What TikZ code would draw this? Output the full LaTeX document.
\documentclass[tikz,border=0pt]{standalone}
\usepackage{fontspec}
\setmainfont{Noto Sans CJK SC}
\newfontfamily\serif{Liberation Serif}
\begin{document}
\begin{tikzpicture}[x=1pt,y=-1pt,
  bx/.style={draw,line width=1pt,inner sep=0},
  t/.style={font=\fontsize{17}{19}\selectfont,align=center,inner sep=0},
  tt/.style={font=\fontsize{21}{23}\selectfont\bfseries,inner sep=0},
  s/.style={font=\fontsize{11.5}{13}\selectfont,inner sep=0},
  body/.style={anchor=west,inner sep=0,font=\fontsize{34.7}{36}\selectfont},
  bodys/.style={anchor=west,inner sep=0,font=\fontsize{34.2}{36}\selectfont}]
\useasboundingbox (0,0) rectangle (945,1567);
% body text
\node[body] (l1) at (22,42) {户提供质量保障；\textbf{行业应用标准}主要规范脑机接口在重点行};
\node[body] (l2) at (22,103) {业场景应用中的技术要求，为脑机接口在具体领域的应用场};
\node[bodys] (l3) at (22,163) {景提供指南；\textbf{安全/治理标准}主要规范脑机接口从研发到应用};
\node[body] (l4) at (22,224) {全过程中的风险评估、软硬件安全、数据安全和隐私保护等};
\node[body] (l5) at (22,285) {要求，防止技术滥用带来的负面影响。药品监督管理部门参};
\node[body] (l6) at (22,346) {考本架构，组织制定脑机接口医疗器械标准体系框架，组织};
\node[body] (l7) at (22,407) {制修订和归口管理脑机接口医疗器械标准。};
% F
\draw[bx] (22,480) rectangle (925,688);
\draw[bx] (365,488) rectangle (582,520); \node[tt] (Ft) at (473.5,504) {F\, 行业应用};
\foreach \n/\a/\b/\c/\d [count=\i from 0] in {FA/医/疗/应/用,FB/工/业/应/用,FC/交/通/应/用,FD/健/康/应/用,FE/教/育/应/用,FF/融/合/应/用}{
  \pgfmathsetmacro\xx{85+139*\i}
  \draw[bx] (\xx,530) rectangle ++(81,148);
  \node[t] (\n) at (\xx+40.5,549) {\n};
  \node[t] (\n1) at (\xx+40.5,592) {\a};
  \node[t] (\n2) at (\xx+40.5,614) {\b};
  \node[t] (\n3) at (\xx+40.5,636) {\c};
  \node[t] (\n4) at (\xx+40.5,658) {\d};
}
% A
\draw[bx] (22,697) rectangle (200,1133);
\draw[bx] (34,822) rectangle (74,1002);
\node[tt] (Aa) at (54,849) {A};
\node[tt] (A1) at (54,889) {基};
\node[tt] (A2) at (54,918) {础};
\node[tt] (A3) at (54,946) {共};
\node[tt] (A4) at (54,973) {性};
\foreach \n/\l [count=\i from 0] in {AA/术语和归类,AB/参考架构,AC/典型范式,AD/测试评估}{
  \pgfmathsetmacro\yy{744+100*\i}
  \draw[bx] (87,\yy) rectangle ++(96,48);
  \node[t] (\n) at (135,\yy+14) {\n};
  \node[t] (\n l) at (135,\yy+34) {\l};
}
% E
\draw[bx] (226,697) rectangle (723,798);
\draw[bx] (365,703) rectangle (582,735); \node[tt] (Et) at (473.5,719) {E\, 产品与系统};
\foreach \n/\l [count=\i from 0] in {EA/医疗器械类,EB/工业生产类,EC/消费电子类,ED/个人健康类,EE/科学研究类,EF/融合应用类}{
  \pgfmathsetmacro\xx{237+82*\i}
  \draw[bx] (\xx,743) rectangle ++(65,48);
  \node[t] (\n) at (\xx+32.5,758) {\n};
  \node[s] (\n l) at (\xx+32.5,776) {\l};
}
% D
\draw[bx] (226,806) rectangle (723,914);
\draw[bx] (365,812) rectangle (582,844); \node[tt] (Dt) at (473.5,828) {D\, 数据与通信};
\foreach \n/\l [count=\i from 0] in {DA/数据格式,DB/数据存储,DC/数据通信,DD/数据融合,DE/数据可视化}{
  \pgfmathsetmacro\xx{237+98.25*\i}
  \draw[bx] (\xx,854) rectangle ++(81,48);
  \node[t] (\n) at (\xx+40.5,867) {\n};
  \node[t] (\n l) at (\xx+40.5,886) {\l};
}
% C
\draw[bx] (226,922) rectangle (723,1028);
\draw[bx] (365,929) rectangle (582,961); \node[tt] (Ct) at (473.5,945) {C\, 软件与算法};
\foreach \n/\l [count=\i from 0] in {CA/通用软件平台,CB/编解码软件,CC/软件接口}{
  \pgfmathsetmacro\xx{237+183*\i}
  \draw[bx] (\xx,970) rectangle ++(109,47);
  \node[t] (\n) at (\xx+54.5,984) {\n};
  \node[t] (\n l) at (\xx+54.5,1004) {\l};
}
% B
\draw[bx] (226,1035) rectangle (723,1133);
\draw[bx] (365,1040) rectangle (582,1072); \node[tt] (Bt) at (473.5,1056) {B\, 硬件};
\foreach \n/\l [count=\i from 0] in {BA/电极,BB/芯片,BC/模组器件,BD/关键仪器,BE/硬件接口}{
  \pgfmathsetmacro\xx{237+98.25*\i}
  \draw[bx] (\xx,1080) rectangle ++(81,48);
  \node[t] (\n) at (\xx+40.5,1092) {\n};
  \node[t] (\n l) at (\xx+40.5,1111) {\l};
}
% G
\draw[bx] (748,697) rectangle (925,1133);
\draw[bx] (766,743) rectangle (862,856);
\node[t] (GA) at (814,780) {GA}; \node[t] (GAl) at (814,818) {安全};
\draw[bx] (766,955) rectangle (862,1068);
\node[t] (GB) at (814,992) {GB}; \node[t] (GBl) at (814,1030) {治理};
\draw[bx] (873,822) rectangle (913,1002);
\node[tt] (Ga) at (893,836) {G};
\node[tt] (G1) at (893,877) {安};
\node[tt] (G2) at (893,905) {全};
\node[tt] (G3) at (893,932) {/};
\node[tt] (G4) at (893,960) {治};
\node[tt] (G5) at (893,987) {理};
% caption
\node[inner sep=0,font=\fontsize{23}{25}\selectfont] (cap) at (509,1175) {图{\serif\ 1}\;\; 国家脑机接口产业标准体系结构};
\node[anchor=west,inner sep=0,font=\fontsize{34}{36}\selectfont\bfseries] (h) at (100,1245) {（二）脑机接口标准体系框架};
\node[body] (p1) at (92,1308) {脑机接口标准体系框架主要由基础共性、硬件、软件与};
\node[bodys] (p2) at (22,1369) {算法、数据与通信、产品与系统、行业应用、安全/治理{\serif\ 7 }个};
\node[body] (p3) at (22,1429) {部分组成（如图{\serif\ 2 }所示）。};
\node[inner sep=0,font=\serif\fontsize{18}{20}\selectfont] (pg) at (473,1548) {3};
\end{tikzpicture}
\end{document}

◇ ◇ ◇ ◇ ◇

* **What needs to be done**
Print the material once more, exactly.

* **Result of the exercise**
What TikZ code would draw this? Output the full LaTeX document.
\documentclass[tikz,border=0pt]{standalone}
\usepackage{fontspec}
\setmainfont{Noto Sans CJK SC}
\newfontfamily\serif{Liberation Serif}
\begin{document}
\begin{tikzpicture}[x=1pt,y=-1pt,
  bx/.style={draw,line width=1pt,inner sep=0},
  t/.style={font=\fontsize{17}{19}\selectfont,align=center,inner sep=0},
  tt/.style={font=\fontsize{21}{23}\selectfont\bfseries,inner sep=0},
  s/.style={font=\fontsize{11.5}{13}\selectfont,inner sep=0},
  body/.style={anchor=west,inner sep=0,font=\fontsize{34.7}{36}\selectfont},
  bodys/.style={anchor=west,inner sep=0,font=\fontsize{34.2}{36}\selectfont}]
\useasboundingbox (0,0) rectangle (945,1567);
% body text
\node[body] (l1) at (22,42) {户提供质量保障；\textbf{行业应用标准}主要规范脑机接口在重点行};
\node[body] (l2) at (22,103) {业场景应用中的技术要求，为脑机接口在具体领域的应用场};
\node[bodys] (l3) at (22,163) {景提供指南；\textbf{安全/治理标准}主要规范脑机接口从研发到应用};
\node[body] (l4) at (22,224) {全过程中的风险评估、软硬件安全、数据安全和隐私保护等};
\node[body] (l5) at (22,285) {要求，防止技术滥用带来的负面影响。药品监督管理部门参};
\node[body] (l6) at (22,346) {考本架构，组织制定脑机接口医疗器械标准体系框架，组织};
\node[body] (l7) at (22,407) {制修订和归口管理脑机接口医疗器械标准。};
% F
\draw[bx] (22,480) rectangle (925,688);
\draw[bx] (365,488) rectangle (582,520); \node[tt] (Ft) at (473.5,504) {F\, 行业应用};
\foreach \n/\a/\b/\c/\d [count=\i from 0] in {FA/医/疗/应/用,FB/工/业/应/用,FC/交/通/应/用,FD/健/康/应/用,FE/教/育/应/用,FF/融/合/应/用}{
  \pgfmathsetmacro\xx{85+139*\i}
  \draw[bx] (\xx,530) rectangle ++(81,148);
  \node[t] (\n) at (\xx+40.5,549) {\n};
  \node[t] (\n1) at (\xx+40.5,592) {\a};
  \node[t] (\n2) at (\xx+40.5,614) {\b};
  \node[t] (\n3) at (\xx+40.5,636) {\c};
  \node[t] (\n4) at (\xx+40.5,658) {\d};
}
% A
\draw[bx] (22,697) rectangle (200,1133);
\draw[bx] (34,822) rectangle (74,1002);
\node[tt] (Aa) at (54,849) {A};
\node[tt] (A1) at (54,889) {基};
\node[tt] (A2) at (54,918) {础};
\node[tt] (A3) at (54,946) {共};
\node[tt] (A4) at (54,973) {性};
\foreach \n/\l [count=\i from 0] in {AA/术语和归类,AB/参考架构,AC/典型范式,AD/测试评估}{
  \pgfmathsetmacro\yy{744+100*\i}
  \draw[bx] (87,\yy) rectangle ++(96,48);
  \node[t] (\n) at (135,\yy+14) {\n};
  \node[t] (\n l) at (135,\yy+34) {\l};
}
% E
\draw[bx] (226,697) rectangle (723,798);
\draw[bx] (365,703) rectangle (582,735); \node[tt] (Et) at (473.5,719) {E\, 产品与系统};
\foreach \n/\l [count=\i from 0] in {EA/医疗器械类,EB/工业生产类,EC/消费电子类,ED/个人健康类,EE/科学研究类,EF/融合应用类}{
  \pgfmathsetmacro\xx{237+82*\i}
  \draw[bx] (\xx,743) rectangle ++(65,48);
  \node[t] (\n) at (\xx+32.5,758) {\n};
  \node[s] (\n l) at (\xx+32.5,776) {\l};
}
% D
\draw[bx] (226,806) rectangle (723,914);
\draw[bx] (365,812) rectangle (582,844); \node[tt] (Dt) at (473.5,828) {D\, 数据与通信};
\foreach \n/\l [count=\i from 0] in {DA/数据格式,DB/数据存储,DC/数据通信,DD/数据融合,DE/数据可视化}{
  \pgfmathsetmacro\xx{237+98.25*\i}
  \draw[bx] (\xx,854) rectangle ++(81,48);
  \node[t] (\n) at (\xx+40.5,867) {\n};
  \node[t] (\n l) at (\xx+40.5,886) {\l};
}
% C
\draw[bx] (226,922) rectangle (723,1028);
\draw[bx] (365,929) rectangle (582,961); \node[tt] (Ct) at (473.5,945) {C\, 软件与算法};
\foreach \n/\l [count=\i from 0] in {CA/通用软件平台,CB/编解码软件,CC/软件接口}{
  \pgfmathsetmacro\xx{237+183*\i}
  \draw[bx] (\xx,970) rectangle ++(109,47);
  \node[t] (\n) at (\xx+54.5,984) {\n};
  \node[t] (\n l) at (\xx+54.5,1004) {\l};
}
% B
\draw[bx] (226,1035) rectangle (723,1133);
\draw[bx] (365,1040) rectangle (582,1072); \node[tt] (Bt) at (473.5,1056) {B\, 硬件};
\foreach \n/\l [count=\i from 0] in {BA/电极,BB/芯片,BC/模组器件,BD/关键仪器,BE/硬件接口}{
  \pgfmathsetmacro\xx{237+98.25*\i}
  \draw[bx] (\xx,1080) rectangle ++(81,48);
  \node[t] (\n) at (\xx+40.5,1092) {\n};
  \node[t] (\n l) at (\xx+40.5,1111) {\l};
}
% G
\draw[bx] (748,697) rectangle (925,1133);
\draw[bx] (766,743) rectangle (862,856);
\node[t] (GA) at (814,780) {GA}; \node[t] (GAl) at (814,818) {安全};
\draw[bx] (766,955) rectangle (862,1068);
\node[t] (GB) at (814,992) {GB}; \node[t] (GBl) at (814,1030) {治理};
\draw[bx] (873,822) rectangle (913,1002);
\node[tt] (Ga) at (893,836) {G};
\node[tt] (G1) at (893,877) {安};
\node[tt] (G2) at (893,905) {全};
\node[tt] (G3) at (893,932) {/};
\node[tt] (G4) at (893,960) {治};
\node[tt] (G5) at (893,987) {理};
% caption
\node[inner sep=0,font=\fontsize{23}{25}\selectfont] (cap) at (509,1175) {图{\serif\ 1}\;\; 国家脑机接口产业标准体系结构};
\node[anchor=west,inner sep=0,font=\fontsize{34}{36}\selectfont\bfseries] (h) at (100,1245) {（二）脑机接口标准体系框架};
\node[body] (p1) at (92,1308) {脑机接口标准体系框架主要由基础共性、硬件、软件与};
\node[bodys] (p2) at (22,1369) {算法、数据与通信、产品与系统、行业应用、安全/治理{\serif\ 7 }个};
\node[body] (p3) at (22,1429) {部分组成（如图{\serif\ 2 }所示）。};
\node[inner sep=0,font=\serif\fontsize{18}{20}\selectfont] (pg) at (473,1548) {3};
\end{tikzpicture}
\end{document}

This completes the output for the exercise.